• **Task directions**
Repeat the material verbatim. Images are excluded from the copy.

*** Information supplied

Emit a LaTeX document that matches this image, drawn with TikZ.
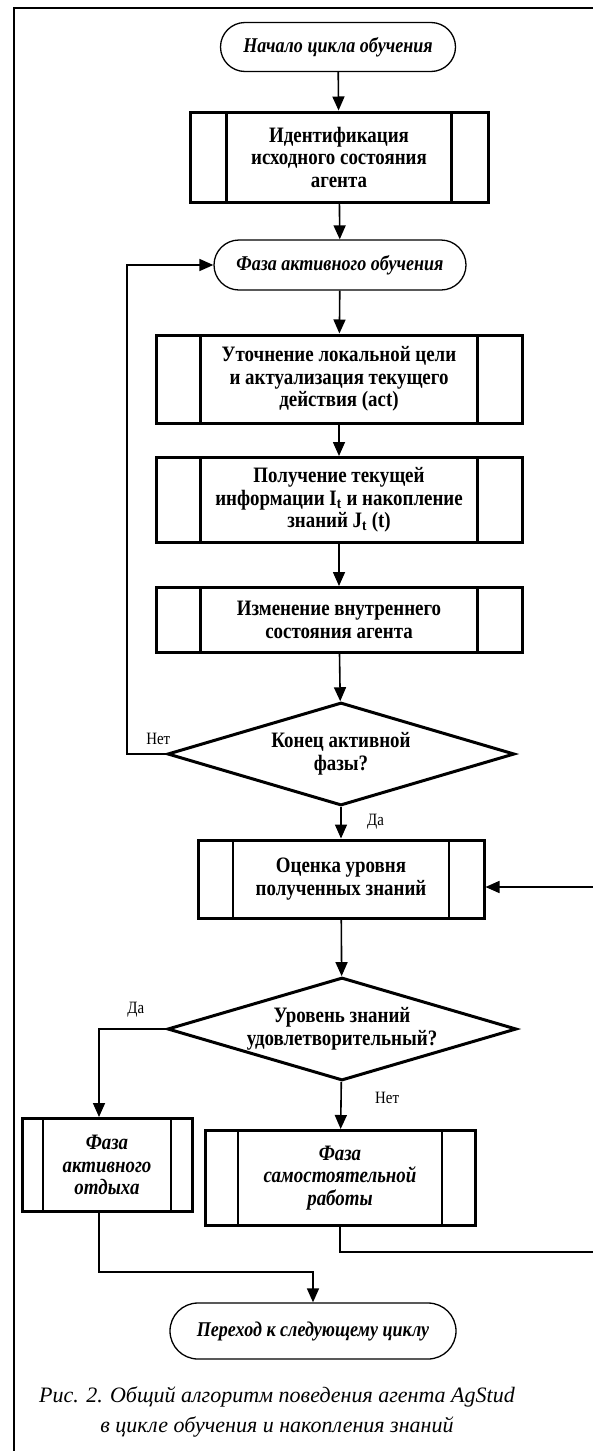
\documentclass[tikz,border=0pt]{standalone}
\usepackage{fontspec}
\setmainfont{Liberation Serif}[FakeStretch=0.86]
\newfontfamily\capfont{Liberation Serif}
\usetikzlibrary{shapes.geometric,shapes.misc,arrows.meta,calc}

\begin{document}
\begin{tikzpicture}[x=1pt,y=-1pt]
	\clip (0,0) rectangle (593,1451);
	\tikzstyle{term} = [rounded rectangle, draw, line width=1.3pt, inner sep=2pt, font=\fontsize{21}{22}\selectfont\bfseries\itshape]
	\tikzstyle{subproc} = [draw, line width=3pt, inner sep=2pt, align=center, font=\fontsize{22}{22.5}\selectfont\bfseries,
		path picture={\draw[line width=2.4pt]
			($(path picture bounding box.south west)!0.122!(path picture bounding box.south east)$) -- ($(path picture bounding box.north west)!0.122!(path picture bounding box.north east)$)
			($(path picture bounding box.south west)!0.878!(path picture bounding box.south east)$) -- ($(path picture bounding box.north west)!0.878!(path picture bounding box.north east)$);}]
	\tikzstyle{decide} = [diamond, draw, line width=3pt, inner sep=0pt, aspect=3.4, align=center, font=\fontsize{22}{22.5}\selectfont\bfseries]
	\tikzstyle{arr} = [line width=1.6pt, -{Triangle[length=14pt,width=12pt]}]
	\tikzstyle{lbl} = [font=\fontsize{17.3}{18}\selectfont]
	\draw[line width=1.5pt] (14,1460) -- (14,8) -- (600,8);
	\node[term, minimum width=239, minimum height=49] (start) at (338,47) {Начало цикла обучения};
	\node[subproc, minimum width=298, minimum height=90] (ident) at (339,157) {Идентификация\\исходного состояния\\агента};
	\node[term, minimum width=256, minimum height=50] (active) at (340,265) {Фаза активного обучения};
	\node[subproc, minimum width=366, minimum height=88] (goal) at (339,379) {Уточнение локальной цели\\и актуализация текущего\\действия (act)};
	\node[subproc, minimum width=366, minimum height=85] (info) at (339,500) {Получение текущей\\информации I\textsubscript{t} и накопление\\знаний J\textsubscript{t} (t)};
	\node[subproc, minimum width=366, minimum height=65] (state) at (339,620) {Изменение внутреннего\\состояния агента};
	\node[decide, minimum width=347, minimum height=103] (endact) at (341,754) {Конец активной\\фазы?};
	\node[subproc, minimum width=286, minimum height=78] (level) at (341,879) {Оценка уровня\\полученных знаний};
	\node[decide, minimum width=349, minimum height=103] (enough) at (342,1029) {Уровень знаний\\удовлетворительный?};
	\node[subproc, minimum width=170, minimum height=93, font=\fontsize{22}{22.5}\selectfont\bfseries\itshape] (rest) at (107,1165) {Фаза\\активного\\отдыха};
	\node[subproc, minimum width=270, minimum height=95, font=\fontsize{22}{22.5}\selectfont\bfseries\itshape] (self) at (340,1178) {Фаза\\самостоятельной\\работы};
	\node[term, minimum width=290, minimum height=56] (next) at (313,1331) {Переход к следующему циклу};
	\node[align=center, font=\capfont\fontsize{22}{30}\selectfont\itshape] (caption) at (277,1412) {Рис. 2. Общий алгоритм поведения агента AgStud\\в цикле обучения и накопления знаний};
	\coordinate (loopx) at (127,0);
	\coordinate (restx) at (99,0);
	\coordinate (rbot) at (610,1252);
	\coordinate (rtop) at (610,887);
	\coordinate (merge) at (313,1272);
	\draw[arr] (start) -- (ident);
	\draw[arr] (ident) -- (active);
	\draw[arr] (active) -- (goal);
	\draw[arr] (goal) -- (info);
	\draw[arr] (info) -- (state);
	\draw[arr] (state) -- (endact);
	\draw[arr] (endact.west) -- node[lbl, above=5pt, pos=0.2] {Нет} (endact.west -| loopx) |- (active.west);
	\draw[arr] (endact) -- node[lbl, right=22pt, pos=0.45] {Да} (level);
	\draw[arr] (level) -- (enough);
	\draw[arr] (enough.west) -- node[lbl, above=8pt, pos=0.45] {Да} (enough.west -| restx) -- (rest.north -| restx);
	\draw[arr] (enough) -- node[lbl, right=30pt, pos=0.35] {Нет} (self);
	\draw[arr] (self.south) |- (rbot) -- (rtop) -- (rtop -| level.east);
	\draw[arr] (rest.south -| restx) |- (merge) -- (next);
\end{tikzpicture}
\end{document}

******

• **Response for this exercise**
Emit a LaTeX document that matches this image, drawn with TikZ.
\documentclass[tikz,border=0pt]{standalone}
\usepackage{fontspec}
\setmainfont{Liberation Serif}[FakeStretch=0.86]
\newfontfamily\capfont{Liberation Serif}
\usetikzlibrary{shapes.geometric,shapes.misc,arrows.meta,calc}

\begin{document}
\begin{tikzpicture}[x=1pt,y=-1pt]
	\clip (0,0) rectangle (593,1451);
	\tikzstyle{term} = [rounded rectangle, draw, line width=1.3pt, inner sep=2pt, font=\fontsize{21}{22}\selectfont\bfseries\itshape]
	\tikzstyle{subproc} = [draw, line width=3pt, inner sep=2pt, align=center, font=\fontsize{22}{22.5}\selectfont\bfseries,
		path picture={\draw[line width=2.4pt]
			($(path picture bounding box.south west)!0.122!(path picture bounding box.south east)$) -- ($(path picture bounding box.north west)!0.122!(path picture bounding box.north east)$)
			($(path picture bounding box.south west)!0.878!(path picture bounding box.south east)$) -- ($(path picture bounding box.north west)!0.878!(path picture bounding box.north east)$);}]
	\tikzstyle{decide} = [diamond, draw, line width=3pt, inner sep=0pt, aspect=3.4, align=center, font=\fontsize{22}{22.5}\selectfont\bfseries]
	\tikzstyle{arr} = [line width=1.6pt, -{Triangle[length=14pt,width=12pt]}]
	\tikzstyle{lbl} = [font=\fontsize{17.3}{18}\selectfont]
	\draw[line width=1.5pt] (14,1460) -- (14,8) -- (600,8);
	\node[term, minimum width=239, minimum height=49] (start) at (338,47) {Начало цикла обучения};
	\node[subproc, minimum width=298, minimum height=90] (ident) at (339,157) {Идентификация\\исходного состояния\\агента};
	\node[term, minimum width=256, minimum height=50] (active) at (340,265) {Фаза активного обучения};
	\node[subproc, minimum width=366, minimum height=88] (goal) at (339,379) {Уточнение локальной цели\\и актуализация текущего\\действия (act)};
	\node[subproc, minimum width=366, minimum height=85] (info) at (339,500) {Получение текущей\\информации I\textsubscript{t} и накопление\\знаний J\textsubscript{t} (t)};
	\node[subproc, minimum width=366, minimum height=65] (state) at (339,620) {Изменение внутреннего\\состояния агента};
	\node[decide, minimum width=347, minimum height=103] (endact) at (341,754) {Конец активной\\фазы?};
	\node[subproc, minimum width=286, minimum height=78] (level) at (341,879) {Оценка уровня\\полученных знаний};
	\node[decide, minimum width=349, minimum height=103] (enough) at (342,1029) {Уровень знаний\\удовлетворительный?};
	\node[subproc, minimum width=170, minimum height=93, font=\fontsize{22}{22.5}\selectfont\bfseries\itshape] (rest) at (107,1165) {Фаза\\активного\\отдыха};
	\node[subproc, minimum width=270, minimum height=95, font=\fontsize{22}{22.5}\selectfont\bfseries\itshape] (self) at (340,1178) {Фаза\\самостоятельной\\работы};
	\node[term, minimum width=290, minimum height=56] (next) at (313,1331) {Переход к следующему циклу};
	\node[align=center, font=\capfont\fontsize{22}{30}\selectfont\itshape] (caption) at (277,1412) {Рис. 2. Общий алгоритм поведения агента AgStud\\в цикле обучения и накопления знаний};
	\coordinate (loopx) at (127,0);
	\coordinate (restx) at (99,0);
	\coordinate (rbot) at (610,1252);
	\coordinate (rtop) at (610,887);
	\coordinate (merge) at (313,1272);
	\draw[arr] (start) -- (ident);
	\draw[arr] (ident) -- (active);
	\draw[arr] (active) -- (goal);
	\draw[arr] (goal) -- (info);
	\draw[arr] (info) -- (state);
	\draw[arr] (state) -- (endact);
	\draw[arr] (endact.west) -- node[lbl, above=5pt, pos=0.2] {Нет} (endact.west -| loopx) |- (active.west);
	\draw[arr] (endact) -- node[lbl, right=22pt, pos=0.45] {Да} (level);
	\draw[arr] (level) -- (enough);
	\draw[arr] (enough.west) -- node[lbl, above=8pt, pos=0.45] {Да} (enough.west -| restx) -- (rest.north -| restx);
	\draw[arr] (enough) -- node[lbl, right=30pt, pos=0.35] {Нет} (self);
	\draw[arr] (self.south) |- (rbot) -- (rtop) -- (rtop -| level.east);
	\draw[arr] (rest.south -| restx) |- (merge) -- (next);
\end{tikzpicture}
\end{document}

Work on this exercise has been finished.